[Begin Collected material]

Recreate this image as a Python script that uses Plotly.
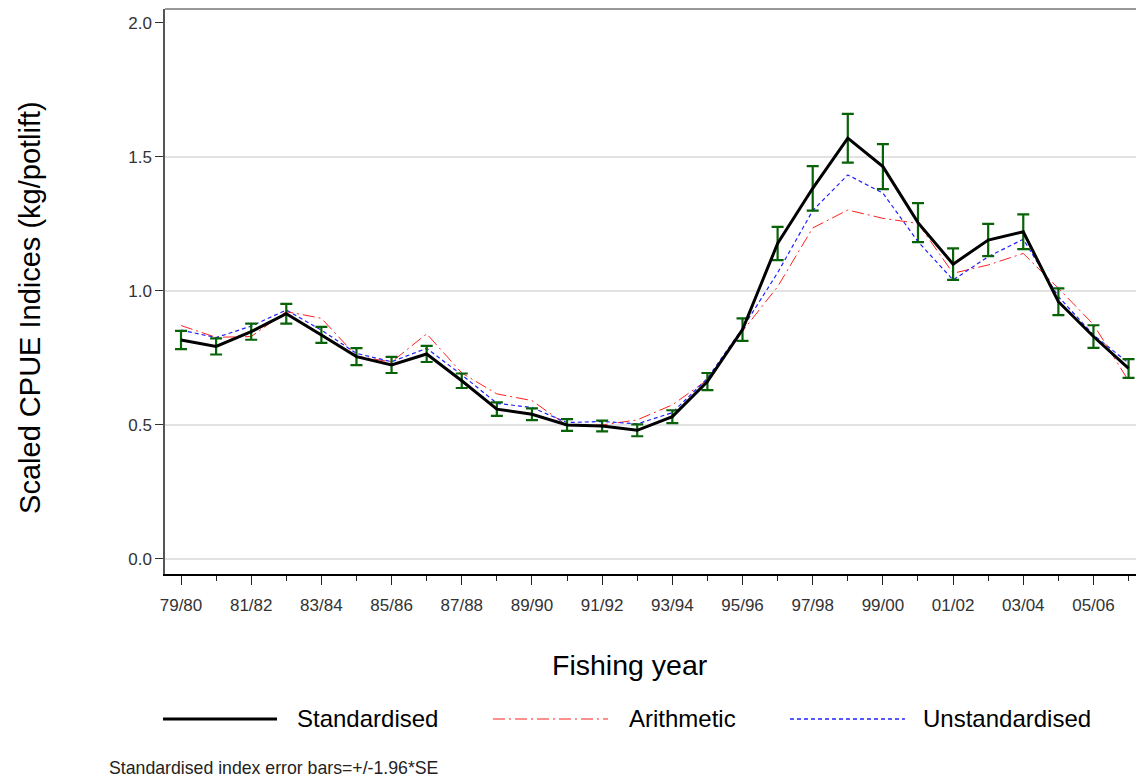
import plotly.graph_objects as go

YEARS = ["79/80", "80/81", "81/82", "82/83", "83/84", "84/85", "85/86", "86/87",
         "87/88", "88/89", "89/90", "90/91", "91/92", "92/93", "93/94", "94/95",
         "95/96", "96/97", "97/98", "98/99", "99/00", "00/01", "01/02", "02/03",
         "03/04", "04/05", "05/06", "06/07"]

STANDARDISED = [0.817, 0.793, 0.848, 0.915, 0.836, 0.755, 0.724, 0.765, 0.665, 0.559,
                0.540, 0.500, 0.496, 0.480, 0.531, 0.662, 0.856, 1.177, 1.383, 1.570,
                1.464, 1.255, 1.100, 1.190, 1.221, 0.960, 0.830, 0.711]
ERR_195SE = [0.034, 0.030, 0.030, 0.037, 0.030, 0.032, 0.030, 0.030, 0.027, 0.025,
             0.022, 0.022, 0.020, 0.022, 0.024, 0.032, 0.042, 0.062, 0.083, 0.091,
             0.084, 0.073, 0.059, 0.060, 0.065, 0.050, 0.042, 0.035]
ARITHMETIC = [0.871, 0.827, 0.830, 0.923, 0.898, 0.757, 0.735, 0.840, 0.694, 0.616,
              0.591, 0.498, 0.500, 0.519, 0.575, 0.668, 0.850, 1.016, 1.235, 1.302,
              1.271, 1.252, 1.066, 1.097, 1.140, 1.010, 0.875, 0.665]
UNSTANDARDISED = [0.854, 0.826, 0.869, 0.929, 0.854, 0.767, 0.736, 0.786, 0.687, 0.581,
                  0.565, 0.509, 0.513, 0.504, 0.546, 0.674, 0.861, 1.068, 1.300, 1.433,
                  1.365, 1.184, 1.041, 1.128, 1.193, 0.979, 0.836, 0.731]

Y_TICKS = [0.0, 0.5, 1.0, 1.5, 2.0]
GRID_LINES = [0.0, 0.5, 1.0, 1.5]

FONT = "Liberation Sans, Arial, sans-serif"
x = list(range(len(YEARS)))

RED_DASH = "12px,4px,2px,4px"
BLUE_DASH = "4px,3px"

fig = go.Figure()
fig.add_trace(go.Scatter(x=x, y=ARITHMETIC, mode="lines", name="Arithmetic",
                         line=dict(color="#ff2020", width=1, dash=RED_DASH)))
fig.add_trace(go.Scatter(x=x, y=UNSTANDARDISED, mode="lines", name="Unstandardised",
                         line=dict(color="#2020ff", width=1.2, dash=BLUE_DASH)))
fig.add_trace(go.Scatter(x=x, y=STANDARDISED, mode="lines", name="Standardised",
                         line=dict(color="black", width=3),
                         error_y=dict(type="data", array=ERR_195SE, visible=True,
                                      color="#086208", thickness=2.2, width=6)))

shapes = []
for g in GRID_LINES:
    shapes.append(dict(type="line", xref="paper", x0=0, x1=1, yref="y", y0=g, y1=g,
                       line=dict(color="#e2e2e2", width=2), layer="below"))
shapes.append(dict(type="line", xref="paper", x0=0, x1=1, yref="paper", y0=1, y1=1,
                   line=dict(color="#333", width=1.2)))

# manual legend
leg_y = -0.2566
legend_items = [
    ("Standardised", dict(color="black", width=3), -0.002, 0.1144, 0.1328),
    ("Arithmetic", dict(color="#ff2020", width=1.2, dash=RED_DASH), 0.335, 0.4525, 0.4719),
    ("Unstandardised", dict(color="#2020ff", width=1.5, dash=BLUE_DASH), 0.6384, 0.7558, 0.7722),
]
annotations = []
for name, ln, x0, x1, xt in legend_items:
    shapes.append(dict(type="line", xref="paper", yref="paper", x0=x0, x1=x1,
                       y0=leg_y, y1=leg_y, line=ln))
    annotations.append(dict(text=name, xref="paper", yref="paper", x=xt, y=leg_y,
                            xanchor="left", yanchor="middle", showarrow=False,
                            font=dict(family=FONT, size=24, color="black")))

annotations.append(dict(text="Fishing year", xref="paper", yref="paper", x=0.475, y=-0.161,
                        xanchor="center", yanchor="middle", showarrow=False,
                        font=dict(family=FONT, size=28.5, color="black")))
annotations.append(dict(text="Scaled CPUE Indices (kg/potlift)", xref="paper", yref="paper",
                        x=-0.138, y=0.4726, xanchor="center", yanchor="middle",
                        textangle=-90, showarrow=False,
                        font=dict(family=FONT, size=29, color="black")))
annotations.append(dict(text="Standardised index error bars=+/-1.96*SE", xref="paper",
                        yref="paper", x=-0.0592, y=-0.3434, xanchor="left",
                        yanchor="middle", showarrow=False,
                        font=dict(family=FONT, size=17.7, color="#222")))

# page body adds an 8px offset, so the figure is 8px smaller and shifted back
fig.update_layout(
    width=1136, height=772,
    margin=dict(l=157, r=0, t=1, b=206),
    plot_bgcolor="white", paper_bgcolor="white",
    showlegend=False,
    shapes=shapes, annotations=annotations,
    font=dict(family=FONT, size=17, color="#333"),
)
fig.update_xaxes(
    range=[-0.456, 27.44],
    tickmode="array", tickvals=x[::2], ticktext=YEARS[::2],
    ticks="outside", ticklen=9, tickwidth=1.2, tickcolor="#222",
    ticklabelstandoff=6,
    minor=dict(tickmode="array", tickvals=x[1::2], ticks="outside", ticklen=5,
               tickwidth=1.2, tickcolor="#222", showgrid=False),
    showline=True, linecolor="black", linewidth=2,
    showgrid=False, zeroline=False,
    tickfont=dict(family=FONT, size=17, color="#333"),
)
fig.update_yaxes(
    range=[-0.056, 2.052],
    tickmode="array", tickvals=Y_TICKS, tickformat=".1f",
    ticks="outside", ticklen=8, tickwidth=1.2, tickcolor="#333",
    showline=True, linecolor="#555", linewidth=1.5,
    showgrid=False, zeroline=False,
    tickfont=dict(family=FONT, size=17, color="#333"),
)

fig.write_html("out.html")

[End Collected material]

Take the data above and repeat it exactly, leaving each picture out.

### Task output
Recreate this image as a Python script that uses Plotly.
import plotly.graph_objects as go

YEARS = ["79/80", "80/81", "81/82", "82/83", "83/84", "84/85", "85/86", "86/87",
         "87/88", "88/89", "89/90", "90/91", "91/92", "92/93", "93/94", "94/95",
         "95/96", "96/97", "97/98", "98/99", "99/00", "00/01", "01/02", "02/03",
         "03/04", "04/05", "05/06", "06/07"]

STANDARDISED = [0.817, 0.793, 0.848, 0.915, 0.836, 0.755, 0.724, 0.765, 0.665, 0.559,
                0.540, 0.500, 0.496, 0.480, 0.531, 0.662, 0.856, 1.177, 1.383, 1.570,
                1.464, 1.255, 1.100, 1.190, 1.221, 0.960, 0.830, 0.711]
ERR_195SE = [0.034, 0.030, 0.030, 0.037, 0.030, 0.032, 0.030, 0.030, 0.027, 0.025,
             0.022, 0.022, 0.020, 0.022, 0.024, 0.032, 0.042, 0.062, 0.083, 0.091,
             0.084, 0.073, 0.059, 0.060, 0.065, 0.050, 0.042, 0.035]
ARITHMETIC = [0.871, 0.827, 0.830, 0.923, 0.898, 0.757, 0.735, 0.840, 0.694, 0.616,
              0.591, 0.498, 0.500, 0.519, 0.575, 0.668, 0.850, 1.016, 1.235, 1.302,
              1.271, 1.252, 1.066, 1.097, 1.140, 1.010, 0.875, 0.665]
UNSTANDARDISED = [0.854, 0.826, 0.869, 0.929, 0.854, 0.767, 0.736, 0.786, 0.687, 0.581,
                  0.565, 0.509, 0.513, 0.504, 0.546, 0.674, 0.861, 1.068, 1.300, 1.433,
                  1.365, 1.184, 1.041, 1.128, 1.193, 0.979, 0.836, 0.731]

Y_TICKS = [0.0, 0.5, 1.0, 1.5, 2.0]
GRID_LINES = [0.0, 0.5, 1.0, 1.5]

FONT = "Liberation Sans, Arial, sans-serif"
x = list(range(len(YEARS)))

RED_DASH = "12px,4px,2px,4px"
BLUE_DASH = "4px,3px"

fig = go.Figure()
fig.add_trace(go.Scatter(x=x, y=ARITHMETIC, mode="lines", name="Arithmetic",
                         line=dict(color="#ff2020", width=1, dash=RED_DASH)))
fig.add_trace(go.Scatter(x=x, y=UNSTANDARDISED, mode="lines", name="Unstandardised",
                         line=dict(color="#2020ff", width=1.2, dash=BLUE_DASH)))
fig.add_trace(go.Scatter(x=x, y=STANDARDISED, mode="lines", name="Standardised",
                         line=dict(color="black", width=3),
                         error_y=dict(type="data", array=ERR_195SE, visible=True,
                                      color="#086208", thickness=2.2, width=6)))

shapes = []
for g in GRID_LINES:
    shapes.append(dict(type="line", xref="paper", x0=0, x1=1, yref="y", y0=g, y1=g,
                       line=dict(color="#e2e2e2", width=2), layer="below"))
shapes.append(dict(type="line", xref="paper", x0=0, x1=1, yref="paper", y0=1, y1=1,
                   line=dict(color="#333", width=1.2)))

# manual legend
leg_y = -0.2566
legend_items = [
    ("Standardised", dict(color="black", width=3), -0.002, 0.1144, 0.1328),
    ("Arithmetic", dict(color="#ff2020", width=1.2, dash=RED_DASH), 0.335, 0.4525, 0.4719),
    ("Unstandardised", dict(color="#2020ff", width=1.5, dash=BLUE_DASH), 0.6384, 0.7558, 0.7722),
]
annotations = []
for name, ln, x0, x1, xt in legend_items:
    shapes.append(dict(type="line", xref="paper", yref="paper", x0=x0, x1=x1,
                       y0=leg_y, y1=leg_y, line=ln))
    annotations.append(dict(text=name, xref="paper", yref="paper", x=xt, y=leg_y,
                            xanchor="left", yanchor="middle", showarrow=False,
                            font=dict(family=FONT, size=24, color="black")))

annotations.append(dict(text="Fishing year", xref="paper", yref="paper", x=0.475, y=-0.161,
                        xanchor="center", yanchor="middle", showarrow=False,
                        font=dict(family=FONT, size=28.5, color="black")))
annotations.append(dict(text="Scaled CPUE Indices (kg/potlift)", xref="paper", yref="paper",
                        x=-0.138, y=0.4726, xanchor="center", yanchor="middle",
                        textangle=-90, showarrow=False,
                        font=dict(family=FONT, size=29, color="black")))
annotations.append(dict(text="Standardised index error bars=+/-1.96*SE", xref="paper",
                        yref="paper", x=-0.0592, y=-0.3434, xanchor="left",
                        yanchor="middle", showarrow=False,
                        font=dict(family=FONT, size=17.7, color="#222")))

# page body adds an 8px offset, so the figure is 8px smaller and shifted back
fig.update_layout(
    width=1136, height=772,
    margin=dict(l=157, r=0, t=1, b=206),
    plot_bgcolor="white", paper_bgcolor="white",
    showlegend=False,
    shapes=shapes, annotations=annotations,
    font=dict(family=FONT, size=17, color="#333"),
)
fig.update_xaxes(
    range=[-0.456, 27.44],
    tickmode="array", tickvals=x[::2], ticktext=YEARS[::2],
    ticks="outside", ticklen=9, tickwidth=1.2, tickcolor="#222",
    ticklabelstandoff=6,
    minor=dict(tickmode="array", tickvals=x[1::2], ticks="outside", ticklen=5,
               tickwidth=1.2, tickcolor="#222", showgrid=False),
    showline=True, linecolor="black", linewidth=2,
    showgrid=False, zeroline=False,
    tickfont=dict(family=FONT, size=17, color="#333"),
)
fig.update_yaxes(
    range=[-0.056, 2.052],
    tickmode="array", tickvals=Y_TICKS, tickformat=".1f",
    ticks="outside", ticklen=8, tickwidth=1.2, tickcolor="#333",
    showline=True, linecolor="#555", linewidth=1.5,
    showgrid=False, zeroline=False,
    tickfont=dict(family=FONT, size=17, color="#333"),
)

fig.write_html("out.html")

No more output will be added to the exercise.